I have long maintained that women and men are physiologically and psychologically different. And that these differences necessarily have an impact on why so few women are still, even now, at the top of the leadership ladder.
This is not to say the more conventional explanations, such as explicit or implicit bias, are irrelevant or unimportant. It is to point out that if women are in important ways irretrievably different from men, it’s inconceivable the distinctions have no implications.
This came to mind again yesterday, when Nicola Sturgeon announced that she would resign as First Minister of Scotland and leader of the Scottish National Party. The speech in which she announced her decision bore strong resemblance to Jacinda Ardern’s when she made a similarly surprising announcement only a month ago. In Ardern’s case she said that within weeks she intended to resign as Prime Minister of New Zealand.

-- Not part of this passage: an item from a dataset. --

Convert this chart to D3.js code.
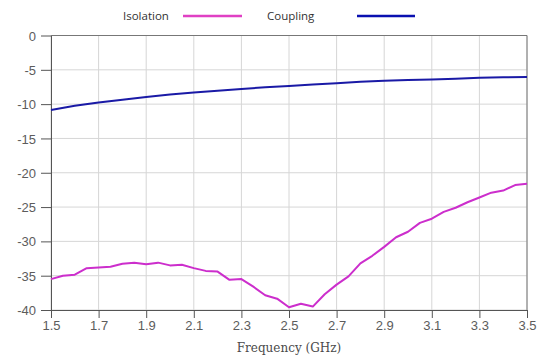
<!DOCTYPE html>
<html>
<head>
<meta charset="utf-8">
<script src="https://cdn.jsdelivr.net/npm/d3@7"></script>
<style>
  html, body { margin: 0; padding: 0; background: #fff; }
  svg { display: block; }
</style>
</head>
<body>
<svg id="chart" width="547" height="358"></svg>
<script>
// ---- data ----
const isoFreq = [1.5,1.55,1.6,1.65,1.7,1.75,1.8,1.85,1.9,1.95,2.0,2.05,2.1,2.15,2.2,2.25,2.3,2.35,2.4,2.45,2.5,2.55,2.6,2.65,2.7,2.75,2.8,2.85,2.9,2.95,3.0,3.05,3.1,3.15,3.2,3.25,3.3,3.35,3.4,3.45,3.5];
const isolation = [-35.5,-35.0,-34.85,-33.9,-33.8,-33.7,-33.25,-33.1,-33.35,-33.1,-33.5,-33.4,-33.9,-34.3,-34.4,-35.6,-35.5,-36.6,-37.85,-38.35,-39.6,-39.1,-39.5,-37.7,-36.3,-35.1,-33.2,-32.1,-30.8,-29.4,-28.6,-27.3,-26.7,-25.7,-25.1,-24.3,-23.6,-22.9,-22.6,-21.8,-21.6];
const coupFreq = [1.5,1.6,1.7,1.8,1.9,2.0,2.1,2.2,2.3,2.4,2.5,2.6,2.7,2.8,2.9,3.0,3.1,3.2,3.3,3.4,3.5];
const coupling = [-10.85,-10.25,-9.75,-9.35,-8.95,-8.6,-8.3,-8.05,-7.8,-7.55,-7.35,-7.15,-6.95,-6.75,-6.6,-6.5,-6.4,-6.3,-6.15,-6.1,-6.05];
const xTicks = [1.5,1.7,1.9,2.1,2.3,2.5,2.7,2.9,3.1,3.3,3.5];
const yTicks = [0,-5,-10,-15,-20,-25,-30,-35,-40];
const seriesNames = ["Isolation","Coupling"];
const xTitle = "Frequency (GHz)";

// ---- layout ----
const svg = d3.select("#chart");
const m = {left: 51, right: 20, top: 35.5, bottom: 48};
const W = 547, H = 358;
const x = d3.scaleLinear().domain([1.5, 3.5]).range([m.left, W - m.right]);
const y = d3.scaleLinear().domain([-40, 0]).range([H - m.bottom, m.top]);

const tickFont = "'Liberation Sans', Arial, sans-serif";

// grid
const g = svg.append("g");
g.selectAll(".vg").data(xTicks).enter().append("line")
  .attr("x1", d => x(d)).attr("x2", d => x(d))
  .attr("y1", y(0)).attr("y2", y(-40))
  .attr("stroke", "#d6d6d6").attr("stroke-width", 1);
g.selectAll(".hg").data(yTicks).enter().append("line")
  .attr("x1", x(1.5)).attr("x2", x(3.5))
  .attr("y1", d => y(d)).attr("y2", d => y(d))
  .attr("stroke", "#d6d6d6").attr("stroke-width", 1);

// frame top/right
svg.append("line").attr("x1", x(1.5)).attr("x2", x(3.5)).attr("y1", y(0)).attr("y2", y(0))
  .attr("stroke", "#777").attr("stroke-width", 1);
svg.append("line").attr("x1", x(3.5)).attr("x2", x(3.5)).attr("y1", y(0)).attr("y2", y(-40))
  .attr("stroke", "#777").attr("stroke-width", 1);

// axes
const xAxis = svg.append("g").attr("transform", `translate(0,${y(-40)})`)
  .call(d3.axisBottom(x).tickValues(xTicks).tickFormat(d3.format(".1f")).tickSizeInner(8).tickSizeOuter(0).tickPadding(3));
const yAxis = svg.append("g").attr("transform", `translate(${x(1.5)},0)`)
  .call(d3.axisLeft(y).tickValues(yTicks).tickFormat(d => String(d)).tickSizeInner(10).tickSizeOuter(0).tickPadding(5));
[xAxis, yAxis].forEach(a => {
  a.select(".domain").attr("stroke", "#555");
  a.selectAll(".tick line").attr("stroke", "#555");
  a.selectAll(".tick text").attr("fill", "#5c5c5c").style("font-family", tickFont).style("font-size", "13px");
});
yAxis.selectAll(".tick text").attr("dy", "0.35em");

// axis title
svg.append("text").attr("x", x(2.5)).attr("y", 352)
  .attr("text-anchor", "middle").attr("fill", "#4a4a4a")
  .style("font-family", "'DejaVu Serif', 'Liberation Serif', serif").style("font-size", "12px")
  .text(xTitle);

// lines
const line = d3.line().x(d => x(d[0])).y(d => y(d[1]));
svg.append("path").datum(isoFreq.map((f, i) => [f, isolation[i]]))
  .attr("d", line).attr("fill", "none").attr("stroke", "#cc2ecc").attr("stroke-width", 2)
  .attr("stroke-linejoin", "round");
svg.append("path").datum(coupFreq.map((f, i) => [f, coupling[i]]))
  .attr("d", line).attr("fill", "none").attr("stroke", "#1a1aa6").attr("stroke-width", 2)
  .attr("stroke-linejoin", "round");

// legend
const legFont = "'Open Sans', 'Noto Sans', sans-serif";
const legend = [
  {name: seriesNames[0], tx: 123, lx1: 183, lx2: 242, color: "#e040c4"},
  {name: seriesNames[1], tx: 267, lx1: 357, lx2: 415, color: "#0a10b0"}
];
legend.forEach(l => {
  svg.append("text").attr("x", l.tx).attr("y", 20).attr("fill", "#333")
    .style("font-family", legFont).style("font-size", "11.5px").text(l.name);
  svg.append("line").attr("x1", l.lx1).attr("x2", l.lx2).attr("y1", 16).attr("y2", 16)
    .attr("stroke", l.color).attr("stroke-width", 2.5);
});
</script>
</body>
</html>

Both women are embedded in complex political situations which clearly influenced their decision to get out of politics, at least for now. Still, there is a more telling similarity between them – the freeness and frankness with which they spoke of the personal price paid by political leaders.
Ardern (in part):
I’m leaving because with such a privileged role comes responsibility – the responsibility to know when you are the right person to lead and when you are not. I know what this job takes. And I know that I no longer have enough in the tank to do it justice. It’s that simple.
Sturgeon (in part):
Only very recently, I think, have I started to comprehend, let along process, the physical and mental impact of [this job] on me…. If the question is, can I give this job everything it demands and deserves for another year, let alone for the remainder of this parliamentary term – give it every ounce of energy that it needs, in the way that I have strived to do every day for the past eight years, the answer, honestly, is [no].
The numbers of variables here are high. So direct comparisons between the two women, and between the two women and two men similarly highly placed, are impossible. Still – whether for reasons of nature or nurture – both Ardern and Sturgeon had no qualms about saying that leading was utterly exhausting. And that they were, therefore, completely depleted. Their surprisingly similar admissons/conclusions could just be coincidence. But I am presuming not. I am presuming it’s related to why, after all these years of working the problem, the number of women CEOs of Fortune 500 companies, while higher than ever, remains still at a paltry, puny, ten percent.
Postscript on an opposite note: This week, Senator Dianne Feinstein, age 89, finally announced her retirement (in two years, at the end of her term) from the Senate. Feinstein, a woman leader who was a path breaker, should have left in a blaze of glory. Instead, because she clung to her post too long, into her dotage, and into senility, her departure will simply be sad.